= Centre for Research on the Epidemiology of Disasters =

The Centre for Research on the Epidemiology of Disasters (CRED) is a research unit of the University of Louvain (UCLouvain). It is part of the School of Public Health located on the UCLouvain Brussels Woluwe campus, in Brussels, Belgium.

CRED has been active for over thirty years in the fields of international disaster and conflict health studies, with research and training activities linking relief, rehabilitation and development. It promotes research, training and technical expertise on humanitarian emergencies, with a special focus on public health and epidemiology.

==History==
In 1971, Professor Michel F. Lechat, an epidemiologist at UCLouvain, initiated a research programme to study health issues in disaster situations. Two years later he established CRED as a non-profit institution with international status. Since 1980, CRED has been a World Health Organization (WHO) Collaborating Centre.

Following the retirement of Professor Lechat in 1992, Professor Debarati Guha-Sapir—a researcher in the programme since 1984—became CRED's director.

==Activities==
CRED's multinational and multidisciplinary team includes experts in medicine and public health, informatics and database management, psychology, nutritional sciences, sociology, economics and geography. The working languages are English and French.

CRED's research focuses on humanitarian and emergency situations with major impacts on human health. These include all types of natural disasters such as earthquakes, floods, windstorms, famines and droughts; and human induced disasters creating mass displacement of people from civil strife and conflicts.

CRED focuses on health aspects and the burden of disease arising from disasters and complex emergencies. CRED also promotes research on the broader aspects of humanitarian crises, such as human rights and humanitarian law, socio-economic and environmental issues, early warning systems, mental health care, and the special needs of women and children. Additionally CRED trains field managers, students, relief personnel and health professionals in the management of short- and long-term humanitarian emergencies.

CRED is actively involved in stimulating debates on the effectiveness of various humanitarian interventions. It encourages scientific and policy discussions on existing and potential interventions and their impacts on acute and chronic malnutrition, human survival, morbidity, infectious diseases, and mental health.

The CRED team works in four main areas:
- Natural disasters & their impacts
- Conflict & health research
- Database & information support
- Capacity building & training

==EM-DAT==
The centre maintains the Emergency Disaster Database (EM-DAT), a repository of information on mass disasters that have happened since 1900. As of 2026 it contained records on over 27,000 disasters. About 2/3 of the disasters are classified as natural, e.g. storms or earthquakes, while the rest are technological, e.g. industrial disasters. EM-DAT is freely available for non-commercial use, searchable by disaster type, country of origin, and source of information. The NASA global dataset of geocoded disaster locations, GDIS, relies on EM-DAT data.

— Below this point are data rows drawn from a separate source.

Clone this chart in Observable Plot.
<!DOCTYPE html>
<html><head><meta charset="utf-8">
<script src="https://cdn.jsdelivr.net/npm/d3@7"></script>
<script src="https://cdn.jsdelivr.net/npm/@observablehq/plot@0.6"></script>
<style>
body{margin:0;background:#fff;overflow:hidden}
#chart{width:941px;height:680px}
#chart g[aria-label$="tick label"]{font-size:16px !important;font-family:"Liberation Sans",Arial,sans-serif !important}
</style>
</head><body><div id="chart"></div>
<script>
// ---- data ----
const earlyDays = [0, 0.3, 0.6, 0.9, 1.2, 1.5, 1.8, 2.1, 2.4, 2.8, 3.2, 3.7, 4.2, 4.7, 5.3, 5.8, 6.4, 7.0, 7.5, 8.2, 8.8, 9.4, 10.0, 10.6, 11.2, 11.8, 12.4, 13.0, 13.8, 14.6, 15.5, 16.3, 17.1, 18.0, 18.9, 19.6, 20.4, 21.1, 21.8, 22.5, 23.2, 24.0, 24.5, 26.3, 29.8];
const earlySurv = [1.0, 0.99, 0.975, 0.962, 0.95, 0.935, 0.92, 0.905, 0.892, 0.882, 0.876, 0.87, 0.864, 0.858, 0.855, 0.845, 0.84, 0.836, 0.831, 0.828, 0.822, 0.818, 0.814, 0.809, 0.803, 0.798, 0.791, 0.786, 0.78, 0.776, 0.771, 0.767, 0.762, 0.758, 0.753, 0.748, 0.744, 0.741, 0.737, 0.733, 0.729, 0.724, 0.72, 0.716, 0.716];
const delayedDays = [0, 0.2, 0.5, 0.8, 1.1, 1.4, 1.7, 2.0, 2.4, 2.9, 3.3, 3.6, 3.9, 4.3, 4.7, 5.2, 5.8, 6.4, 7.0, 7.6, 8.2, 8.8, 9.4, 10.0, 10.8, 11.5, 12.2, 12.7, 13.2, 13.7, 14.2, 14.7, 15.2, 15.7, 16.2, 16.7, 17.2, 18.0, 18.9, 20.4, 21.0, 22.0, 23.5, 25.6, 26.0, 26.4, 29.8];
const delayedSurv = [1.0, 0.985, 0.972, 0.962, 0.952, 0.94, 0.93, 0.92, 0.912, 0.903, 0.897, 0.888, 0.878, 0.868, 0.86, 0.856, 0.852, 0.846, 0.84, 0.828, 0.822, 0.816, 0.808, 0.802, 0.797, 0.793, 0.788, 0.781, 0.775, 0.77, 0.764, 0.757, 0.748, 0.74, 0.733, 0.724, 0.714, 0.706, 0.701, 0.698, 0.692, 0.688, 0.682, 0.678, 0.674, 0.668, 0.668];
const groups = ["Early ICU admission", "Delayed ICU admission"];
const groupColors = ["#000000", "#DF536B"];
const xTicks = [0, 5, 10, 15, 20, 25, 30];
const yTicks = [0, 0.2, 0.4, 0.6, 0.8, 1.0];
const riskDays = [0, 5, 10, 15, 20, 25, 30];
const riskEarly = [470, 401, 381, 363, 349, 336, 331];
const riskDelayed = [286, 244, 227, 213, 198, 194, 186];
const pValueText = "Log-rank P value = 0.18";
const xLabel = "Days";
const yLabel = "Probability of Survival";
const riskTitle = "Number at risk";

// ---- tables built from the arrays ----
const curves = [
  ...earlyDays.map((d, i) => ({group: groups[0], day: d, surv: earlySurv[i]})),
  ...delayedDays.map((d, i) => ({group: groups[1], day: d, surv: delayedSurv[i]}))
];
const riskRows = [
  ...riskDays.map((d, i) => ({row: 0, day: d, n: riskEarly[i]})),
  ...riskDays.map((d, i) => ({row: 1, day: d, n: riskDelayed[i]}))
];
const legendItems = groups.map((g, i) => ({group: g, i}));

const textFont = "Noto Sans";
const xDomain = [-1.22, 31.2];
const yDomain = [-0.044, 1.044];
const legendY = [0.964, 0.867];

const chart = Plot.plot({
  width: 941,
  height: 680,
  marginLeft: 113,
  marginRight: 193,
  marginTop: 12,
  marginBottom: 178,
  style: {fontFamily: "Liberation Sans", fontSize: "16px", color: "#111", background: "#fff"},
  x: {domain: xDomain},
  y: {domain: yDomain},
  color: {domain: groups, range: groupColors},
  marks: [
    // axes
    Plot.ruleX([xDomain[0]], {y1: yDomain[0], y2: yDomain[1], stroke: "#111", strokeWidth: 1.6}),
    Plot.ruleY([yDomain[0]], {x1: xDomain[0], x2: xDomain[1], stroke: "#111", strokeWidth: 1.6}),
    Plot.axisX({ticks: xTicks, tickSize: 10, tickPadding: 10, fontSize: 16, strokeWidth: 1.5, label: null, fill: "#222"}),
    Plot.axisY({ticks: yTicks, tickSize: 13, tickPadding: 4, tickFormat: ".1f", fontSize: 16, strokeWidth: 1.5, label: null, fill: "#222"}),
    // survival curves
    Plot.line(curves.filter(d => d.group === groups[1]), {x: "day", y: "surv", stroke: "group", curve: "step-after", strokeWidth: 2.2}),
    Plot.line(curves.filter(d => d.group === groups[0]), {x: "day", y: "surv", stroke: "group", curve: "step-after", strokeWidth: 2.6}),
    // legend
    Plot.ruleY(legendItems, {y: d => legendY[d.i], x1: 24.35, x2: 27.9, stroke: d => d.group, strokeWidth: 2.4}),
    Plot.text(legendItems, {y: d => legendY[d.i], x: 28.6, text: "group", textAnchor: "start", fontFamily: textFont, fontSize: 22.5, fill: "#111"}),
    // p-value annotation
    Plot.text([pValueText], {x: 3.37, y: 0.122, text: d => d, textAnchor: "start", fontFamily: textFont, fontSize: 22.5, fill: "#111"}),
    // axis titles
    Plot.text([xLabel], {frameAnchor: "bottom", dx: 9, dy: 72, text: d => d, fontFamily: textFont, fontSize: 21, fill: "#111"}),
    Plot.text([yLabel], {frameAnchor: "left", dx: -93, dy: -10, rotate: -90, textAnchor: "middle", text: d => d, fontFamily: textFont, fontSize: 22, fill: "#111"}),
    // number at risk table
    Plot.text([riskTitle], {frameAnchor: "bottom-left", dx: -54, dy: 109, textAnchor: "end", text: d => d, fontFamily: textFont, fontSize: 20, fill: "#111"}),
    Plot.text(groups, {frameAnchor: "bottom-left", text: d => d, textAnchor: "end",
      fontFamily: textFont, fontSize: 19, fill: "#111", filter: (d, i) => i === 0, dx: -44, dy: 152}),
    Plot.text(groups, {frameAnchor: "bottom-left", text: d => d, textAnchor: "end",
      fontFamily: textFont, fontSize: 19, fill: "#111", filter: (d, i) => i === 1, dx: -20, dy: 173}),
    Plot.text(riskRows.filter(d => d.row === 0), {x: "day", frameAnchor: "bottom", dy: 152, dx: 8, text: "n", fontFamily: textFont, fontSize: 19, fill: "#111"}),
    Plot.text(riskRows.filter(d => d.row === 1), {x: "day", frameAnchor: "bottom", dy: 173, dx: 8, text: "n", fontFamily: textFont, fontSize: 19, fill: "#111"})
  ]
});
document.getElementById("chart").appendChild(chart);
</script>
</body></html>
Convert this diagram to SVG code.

The database was founded in 1988 as a joint project between CRED and the World Health Organization. Data is sourced from UN agencies, non-governmental organizations, insurance companies, academic sources, and press agencies. As of 2024 it receives primary funding from the US Agency for International Development (USAID). In 2025, the Trump administration ended funding for 83% of USAID projects including funding for EM-DAT. In March 2026, an open letter was published calling for alternative funding streams to ensure the future of the database, which was signed by 4,000 academics.